The efforts that Peters describes would provide the ability for what Andre Gorz termed “non-reformist reforms” to be articulated as long-term goals. In his book Envisioning Real Utopias, Erik Olin Wright puts forward four examples of activity which go beyond electoral and trade union campaigning: experiments in participatory budgeting in local government, cultivation of the digital commons, construction of federated worker co-operatives, and agitation for the right to an unconditional basic income.

Conclusion: more questions than answers?

Part of the reason for writing this was the automatic anti-Labour position amongst many comrades outside of the party, which even includes people who believe socialists in the Party are sowing illusions and thus holding back the class struggle. As Ben Sellers has pointed out, this isn’t new – in the 1930s the Communist International held the view that socialists and social democrats in the established workers’ parties were “social fascists”, thus Communist Parties refused to unite against actual fascists, such as the Nazis in Germany.

Another motivation is the fact that there is a woeful level of political education within the Labour Party, leaving much of the discourse on the party’s policy and positioning to be conducted in elite media by prominent Labour MPs and Lords, supportive commentators, and the leaders of affiliated unions. The more ordinary party members who speak out about their doubts on the turn towards accepting austerity, the more chance that this issue will be sufficiently problematical to require a response by those who act as discursive gate-keepers.

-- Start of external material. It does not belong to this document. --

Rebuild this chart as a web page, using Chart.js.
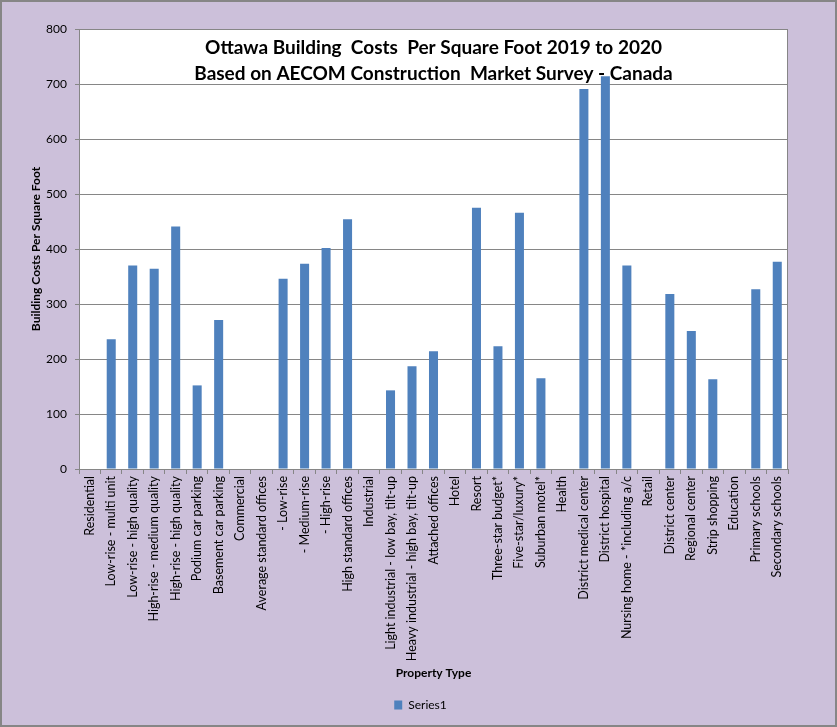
<!DOCTYPE html>
<html>
<head>
<meta charset="utf-8">
<script src="https://cdn.jsdelivr.net/npm/chart.js@4.4.1/dist/chart.umd.min.js"></script>
<style>
html,body{margin:0;padding:0;background:#CCC0DA;}
#wrap{width:837px;height:727px;position:relative;}
</style>
</head>
<body>
<div id="wrap"><canvas id="c" width="837" height="727"></canvas></div>
<script>
const categories = [
  "Residential",
  "Low-rise - multi unit",
  "Low-rise - high quality",
  "High-rise - medium quality",
  "High-rise - high quality",
  "Podium car parking",
  "Basement car parking",
  "Commercial",
  "Average standard offices",
  " - Low-rise",
  " - Medium-rise",
  " - High-rise",
  "High standard offices",
  "Industrial",
  "Light industrial - low bay, tilt-up",
  "Heavy industrial - high bay, tilt-up",
  "Attached offices",
  "Hotel",
  "Resort",
  "Three-star budget*",
  "Five-star/luxury*",
  "Suburban motel*",
  "Health",
  "District medical center",
  "District hospital",
  "Nursing home - *including a/c",
  "Retail",
  "District center",
  "Regional center",
  "Strip shopping",
  "Education",
  "Primary schools",
  "Secondary schools"
];
const series1 = [
  null, 236, 370, 364, 441, 152, 271,
  null, null, 346, 373, 402, 454,
  null, 143, 187, 214,
  null, 475, 223, 466, 165,
  null, 691, 714, 370,
  null, 318, 251, 163,
  null, 327, 377
];
const seriesName = "Series1";
const titleLines = ["Ottawa Building  Costs  Per Square Foot 2019 to 2020", "Based on AECOM Construction  Market Survey - Canada"];
const yAxisTitle = "Building Costs Per Square Foot";
const xAxisTitle = "Property Type";

const bgPlugin = {
  id: 'bg',
  beforeDraw(chart) {
    const {ctx, chartArea: a} = chart;
    ctx.save();
    ctx.fillStyle = '#CCC0DA';
    ctx.fillRect(0, 0, chart.width, chart.height);
    ctx.strokeStyle = '#868686';
    ctx.lineWidth = 2;
    ctx.strokeRect(1, 1, chart.width - 2, chart.height - 2);
    ctx.fillStyle = '#FFFFFF';
    ctx.fillRect(a.left, a.top, a.right - a.left, a.bottom - a.top);
    ctx.restore();
  },
  afterDraw(chart) {
    const {ctx, chartArea: a} = chart;
    ctx.save();
    ctx.strokeStyle = '#868686';
    ctx.lineWidth = 1;
    ctx.strokeRect(a.left + 0.5, a.top + 0.5, a.right - a.left - 1, a.bottom - a.top);
    ctx.fillStyle = '#000';
    ctx.font = 'bold 19px Lato';
    ctx.textAlign = 'center';
    ctx.textBaseline = 'middle';
    const cx = (a.left + a.right) / 2;
    ctx.fillText(titleLines[0], cx, a.top + 19);
    ctx.fillText(titleLines[1], cx, a.top + 45);
    ctx.restore();
  }
};

new Chart(document.getElementById('c'), {
  type: 'bar',
  data: {
    labels: categories,
    datasets: [{
      label: seriesName,
      data: series1,
      backgroundColor: '#4F81BD',
      borderWidth: 0,
      barPercentage: 0.42,
      categoryPercentage: 1.0
    }]
  },
  options: {
    responsive: false,
    animation: false,
    devicePixelRatio: 1,
    layout: { padding: { left: 29, right: 25, top: 29, bottom: 6 } },
    plugins: {
      legend: {
        position: 'bottom',
        labels: {
          boxWidth: 8, boxHeight: 9, padding: 10,
          color: '#000', font: { family: 'Lato', size: 12 }
        }
      },
      tooltip: { enabled: false }
    },
    scales: {
      x: {
        offset: true,
        grid: { offset: true, drawOnChartArea: false, color: '#868686', tickLength: 5, tickColor: '#868686' },
        border: { color: '#868686' },
        ticks: {
          autoSkip: false, maxRotation: 90, minRotation: 90,
          color: '#000', font: { family: 'Lato', size: 12.5 }, padding: 2
        },
        title: {
          display: true, text: xAxisTitle, color: '#000',
          font: { family: 'Lato', size: 12, weight: 'bold' },
          padding: { top: 4, bottom: 9 }
        },
        afterFit(scale) { scale.height = 220; }
      },
      y: {
        min: 0, max: 800,
        ticks: { stepSize: 100, color: '#000', font: { family: 'Lato', size: 12 }, padding: 8 },
        grid: { color: '#868686', tickLength: 4, tickColor: '#868686' },
        border: { color: '#868686' },
        title: {
          display: true, text: yAxisTitle, color: '#000',
          font: { family: 'Lato', size: 12, weight: 'bold' },
          padding: { top: 0, bottom: 4 }
        },
        afterFit(scale) { scale.width = 50; }
      },
      yRight: {
        position: 'right',
        display: true,
        min: 0, max: 800,
        ticks: { display: false },
        grid: { display: false, drawOnChartArea: false },
        border: { display: false },
        afterFit(scale) { scale.width = 24; }
      }
    }
  },
  plugins: [bgPlugin]
});
</script>
</body>
</html>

This article is offered as a corrective – but it is an intervention in a debate, not a lecture on what should be done. If the Labour leadership stays the course and begins to liquidate the party, affiliated trades unions could continue to support the party or attempt to form a new mass workers’ party. Either way, there will of necessity be an orientation towards those active in a variety of social movements – and an immediate focus on the four kinds of organisation suggested by Aaron Peters might offer the best course of action for anti-capitalists today.